Всю следующую неделю Док проводил анализы, пытаясь определить причину боли. Никогда раньше меня так часто не кололи иглами. Я хотела, чтобы все это побыстрее закончилось. Когда я уже решила сказать «довольно», Док наконец нашел проблему. Ситуация была не из хороших, и мне нужно было незамедлительно приступать к лечению. Но для этого необходимо было пропустить довольно много учебных дней. От продолжительности моего больничного зависело, смогу ли я окончить среднее звено вместе со своим классом.
Я не могла опустить руки… Я не собиралась сдаваться без боя.
Решать предстояло мне.
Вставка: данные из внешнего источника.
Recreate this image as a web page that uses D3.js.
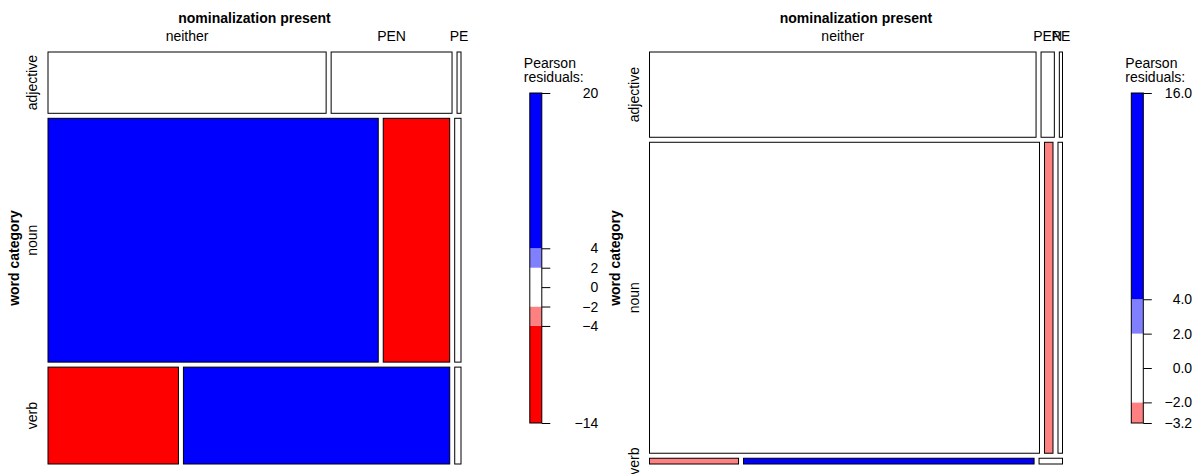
<!DOCTYPE html>
<html>
<head>
<meta charset="utf-8">
<script src="https://cdn.jsdelivr.net/npm/d3@7"></script>
<style>
  body { margin: 0; background: #fff; }
  text { font-family: "Liberation Sans", Arial, Helvetica, sans-serif; font-size: 14px; fill: #000; }
</style>
</head>
<body>
<div id="chart"></div>
<script>
// levels of the two variables
const rowLevels = ["adjective", "noun", "verb"];
const colLevels = ["neither", "PEN", "PE"];
const rowVarName = "word category";
const colVarName = "nominalization present";
const legendTitle = ["Pearson", "residuals:"];

// left panel: cell counts (rows x cols) and pearson residuals
const countsLeft = [
  [421, 183, 6],
  [1988, 400, 38],
  [312, 637, 15]
];
const residLeft = [
  [0.4, -0.2, -1.0],
  [8.5, -9.5, 0.8],
  [-14, 20, -0.6]
];
const legendTicksLeft = [-14, -4, -2, 0, 2, 4, 20];
const legendLabelsLeft = ["\u221214", "\u22124", "\u22122", "0", "2", "4", "20"];

// right panel
const countsRight = [
  [1222, 42, 10],
  [4496, 98, 52],
  [19, 62, 5]
];
const residRight = [
  [-0.3, 1.4, 0.2],
  [0.8, -2.6, 1.0],
  [-3.2, 16.0, 0.5]
];
const legendTicksRight = [-3.2, -2, 0, 2, 4, 16];
const legendLabelsRight = ["\u22123.2", "\u22122.0", "0.0", "2.0", "4.0", "16.0"];

const width = 1199, height = 474;

const svg = d3.select("#chart").append("svg")
  .attr("width", width)
  .attr("height", height);

svg.append("rect").attr("width", width).attr("height", height).attr("fill", "#fff");

// residual based shading, cut points at 2 and 4
function shade(r) {
  if (r > 4) return "#0000ff";
  if (r > 2) return "#8080ff";
  if (r < -4) return "#ff0000";
  if (r < -2) return "#ff8080";
  return "#ffffff";
}

const plot = { top: 52, height: 412, width: 413, gap: 5 };

function renderPanel(ox, counts, resid, ticks, tickLabels, labelOffset) {
  const g = svg.append("g");

  const rowTotals = counts.map(r => d3.sum(r));
  const total = d3.sum(rowTotals);

  // vertical split by row variable
  const y = d3.scaleLinear()
    .domain([0, total])
    .range([0, plot.height - plot.gap * (rowLevels.length - 1)]);

  const rowStart = [];
  let acc = 0;
  rowTotals.forEach(function (t, i) {
    rowStart.push(plot.top + y(acc) + i * plot.gap);
    acc += t;
  });

  const cells = [];
  counts.forEach(function (row, i) {
    // horizontal split within each row
    const x = d3.scaleLinear()
      .domain([0, rowTotals[i]])
      .range([0, plot.width - plot.gap * (colLevels.length - 1)]);
    let c = 0;
    row.forEach(function (v, j) {
      cells.push({
        row: i, col: j,
        x: ox + x(c) + j * plot.gap,
        w: x(v),
        y: rowStart[i],
        h: y(rowTotals[i]),
        r: resid[i][j]
      });
      c += v;
    });
  });

  g.selectAll("rect.cell")
    .data(cells)
    .enter().append("rect")
      .attr("class", "cell")
      .attr("x", d => d.x)
      .attr("y", d => d.y)
      .attr("width", d => d.w)
      .attr("height", d => d.h)
      .attr("fill", d => shade(d.r))
      .attr("stroke", "#000")
      .attr("stroke-width", 1);

  // column variable name and level labels (positioned by top row)
  g.append("text")
    .attr("x", ox + plot.width / 2)
    .attr("y", 22.5)
    .attr("text-anchor", "middle")
    .attr("font-weight", "bold")
    .text(colVarName);

  g.selectAll("text.collab")
    .data(cells.filter(d => d.row === 0))
    .enter().append("text")
      .attr("class", "collab")
      .attr("x", d => d.x + d.w / 2)
      .attr("y", 41)
      .attr("text-anchor", "middle")
      .text(d => colLevels[d.col]);

  // row variable name and level labels
  g.append("text")
    .attr("transform", "translate(" + (ox - 29.5) + "," + (plot.top + plot.height / 2) + ") rotate(-90)")
    .attr("text-anchor", "middle")
    .attr("font-weight", "bold")
    .text(rowVarName);

  g.selectAll("text.rowlab")
    .data(cells.filter(d => d.col === 0))
    .enter().append("text")
      .attr("class", "rowlab")
      .attr("transform", d => "translate(" + (ox - 11) + "," + (d.y + d.h / 2) + ") rotate(-90)")
      .attr("text-anchor", "middle")
      .text(d => rowLevels[d.row]);

  // legend
  const legX = ox + 481.8;
  const legW = 12;
  const ly = d3.scaleLinear()
    .domain([ticks[0], ticks[ticks.length - 1]])
    .range([423, 93]);

  const lg = g.append("g");

  lg.selectAll("text.legtitle")
    .data(legendTitle)
    .enter().append("text")
      .attr("class", "legtitle")
      .attr("x", legX - 6)
      .attr("y", (d, i) => 68.3 + i * 13.3)
      .text(d => d);

  const bins = d3.pairs(ticks);
  lg.selectAll("rect.bin")
    .data(bins)
    .enter().append("rect")
      .attr("class", "bin")
      .attr("x", legX)
      .attr("width", legW)
      .attr("y", d => ly(d[1]))
      .attr("height", d => ly(d[0]) - ly(d[1]))
      .attr("fill", d => shade((d[0] + d[1]) / 2));

  lg.append("rect")
    .attr("x", legX)
    .attr("y", ly.range()[1])
    .attr("width", legW)
    .attr("height", ly.range()[0] - ly.range()[1])
    .attr("fill", "none")
    .attr("stroke", "#000");

  const axis = lg.append("g")
    .attr("transform", "translate(" + (legX + legW) + ",0)")
    .call(d3.axisRight(ly)
      .tickValues(ticks)
      .tickFormat((d, i) => tickLabels[i])
      .tickSize(8.5)
      .tickSizeOuter(0));
  axis.select(".domain").remove();
  axis.selectAll(".tick line").attr("stroke", "#000");
  axis.selectAll(".tick text")
    .attr("x", labelOffset)
    .attr("text-anchor", "end")
    .attr("fill", "#000")
    .style("font-size", "14px")
    .style("font-family", "'Liberation Sans', Arial, sans-serif");
  axis.attr("font-size", null).attr("font-family", null);
}

renderPanel(48, countsLeft, residLeft, legendTicksLeft, legendLabelsLeft, 56.5);
renderPanel(649.5, countsRight, residRight, legendTicksRight, legendLabelsRight, 48.8);
</script>
</body>
</html>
Начать лечение и рискнуть остаться на второй год или отложить лечение до лета и, возможно, нанести себе непоправимый вред? Решение было не из легких, потому что голова говорила мне одно, а сердце подсказывало другое. Мне нужно было взвесить все «за» и «против». Поговорив с мамой и дедушкой, я решила начать лечение, а об остальном позаботиться после.
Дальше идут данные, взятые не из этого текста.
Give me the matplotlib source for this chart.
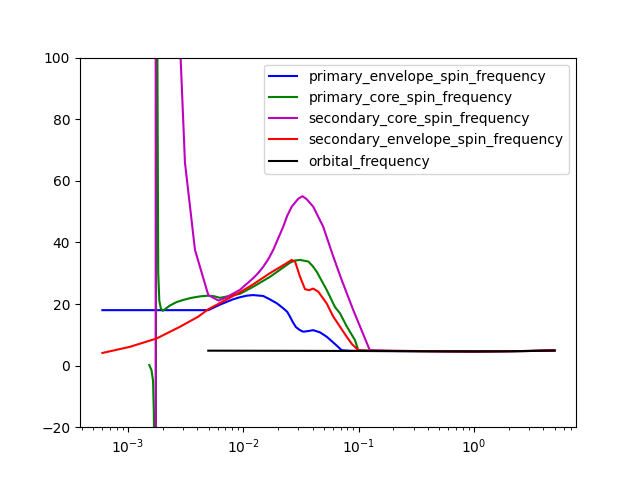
import matplotlib
matplotlib.use("Agg")
import matplotlib.pyplot as plt

# --- data -----------------------------------------------------
prim_env_x = [6.0e-4, 4.97e-3, 6.28e-3, 8.13e-3, 9.35e-3, 0.0107, 0.0122, 0.0149,
              0.0170, 0.0196, 0.0222, 0.0240, 0.0254, 0.0270, 0.0286, 0.0310,
              0.0331, 0.0363, 0.0404, 0.0462, 0.0528, 0.0624, 0.0713, 0.0841,
              0.125, 1.0, 3.06, 5.0]
prim_env_y = [18.0, 18.0, 19.8, 21.5, 22.2, 22.7, 22.9, 22.6,
              21.5, 20.2, 18.6, 17.5, 15.9, 14.0, 12.5, 11.5,
              11.0, 11.2, 11.5, 10.8, 9.4, 7.0, 5.0, 4.8,
              4.75, 4.6, 4.75, 4.9]

prim_core_x = [1.53e-3, 1.60e-3, 1.65e-3, 1.675e-3, 1.70e-3, 1.73e-3, 1.77e-3,
               1.80e-3, 1.83e-3, 1.87e-3, 1.93e-3, 2.00e-3, 2.09e-3, 2.31e-3,
               2.63e-3, 3.00e-3, 3.55e-3, 4.27e-3, 4.97e-3, 5.62e-3, 6.28e-3,
               9.35e-3, 0.0122, 0.0170, 0.0254, 0.0280, 0.0310, 0.0366, 0.0400,
               0.0433, 0.0528, 0.0624, 0.0689, 0.0787, 0.0929, 0.0993, 0.125,
               1.0, 3.06, 5.0]
prim_core_y = [0.2, -1.5, -5.0, -15.0, -40.0, -300.0, 300.0,
               100.0, 30.0, 21.0, 18.5, 17.8, 18.3, 19.5,
               20.6, 21.3, 22.0, 22.5, 22.7, 22.5, 22.0,
               23.3, 25.6, 28.8, 33.4, 34.1, 34.3, 33.8, 32.3,
               30.5, 24.6, 19.0, 17.0, 12.8, 8.3, 5.0, 4.8,
               4.6, 4.75, 4.9]

sec_core_x = [1.735e-3, 1.75e-3, 2.0e-3, 2.5e-3, 2.75e-3, 2.86e-3, 3.12e-3,
              3.81e-3, 4.97e-3, 6.1e-3, 7.0e-3, 9.35e-3, 0.0122, 0.0135,
              0.0149, 0.0165, 0.0182, 0.0200, 0.0222, 0.0240, 0.0263, 0.0300,
              0.0326, 0.0355, 0.0404, 0.0493, 0.0603, 0.0713, 0.0899, 0.125,
              0.2, 1.0, 3.06, 5.0]
sec_core_y = [-500.0, 2000.0, 1500.0, 500.0, 130.0, 100.0, 65.9,
              37.6, 22.9, 21.1, 22.0, 24.6, 28.4, 30.1,
              32.1, 34.6, 37.6, 41.2, 45.1, 48.6, 51.6, 54.2,
              55.0, 54.0, 51.6, 45.1, 35.4, 27.8, 18.0, 5.0,
              4.8, 4.6, 4.75, 4.9]

sec_env_x = [6.0e-4, 1.04e-3, 1.77e-3, 2.82e-3, 4.07e-3, 4.97e-3, 6.28e-3,
             9.35e-3, 0.0122, 0.0170, 0.0211, 0.0263, 0.0281, 0.0310, 0.0343,
             0.0372, 0.0404, 0.0447, 0.0528, 0.0603, 0.0787, 0.0875, 0.0993,
             0.125, 1.0, 3.06, 5.0]
sec_env_y = [4.1, 6.1, 8.8, 12.6, 15.9, 18.3, 20.3,
             23.8, 26.4, 30.0, 32.1, 34.3, 33.8, 28.9, 24.8,
             24.5, 25.0, 24.0, 20.2, 15.9, 9.4, 7.0, 5.0,
             4.8, 4.6, 4.75, 4.9]

orb_x = [4.97e-3, 0.1, 1.0, 2.0, 3.06, 5.0]
orb_y = [4.85, 4.75, 4.6, 4.65, 4.75, 4.9]

# --- figure ---------------------------------------------------
fig, ax = plt.subplots(figsize=(6.4, 4.8), dpi=100)
ax.plot(prim_env_x, prim_env_y, "b", label="primary_envelope_spin_frequency")
ax.plot(prim_core_x, prim_core_y, "g", label="primary_core_spin_frequency")
ax.plot(sec_core_x, sec_core_y, "m", label="secondary_core_spin_frequency")
ax.plot(sec_env_x, sec_env_y, "r", label="secondary_envelope_spin_frequency")
ax.plot(orb_x, orb_y, "k", label="orbital_frequency")

ax.set_xscale("log")
ax.set_xlim(10 ** -3.416, 10 ** 0.885)
ax.set_ylim(-20, 100)
ax.legend(loc="upper right")

plt.savefig("out.png", dpi=100)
Терапевтическая программа была схожа с химиотерапией, которой подвергаются раковые больные. Я не горела желанием ее начинать, но была всеми руками «за», если она действительно сулила помощь. После недели лечения я поняла, что в школу вернусь не скоро. Много дней я чувствовала недомогание и была измотана физически и эмоционально.
После месяца пропусков завуч позвонил маме и сказал, что я никак не смогу нагнать свой класс и окончить среднюю ступень вместе с товарищами. К этому моменту я потеряла всякую надежду. Я не только страдала от боли и была слишком слаба, чтобы ходить в школу или общаться с друзьями, но и лишилась возможности получить аттестат вовремя. Какой был смысл во всем этом?
Пару дней я жалела себя, а затем поняла, что на это уходит слишком много сил, и вспомнила слова дедушки: «Всегда есть исключение, и обычно это ты». Я вспомнила все рассказы о своем раннем детстве и подумала, как отчаянно мне пришлось бороться за жизнь. Раз уж я выстояла в таком юном возрасте, сейчас я не могла не преуспеть. Единственная разница заключалась в том, что в детстве я не знала, что все против меня, а теперь это было очевидно. Но я не могла опустить руки… Я не собиралась сдаваться без боя.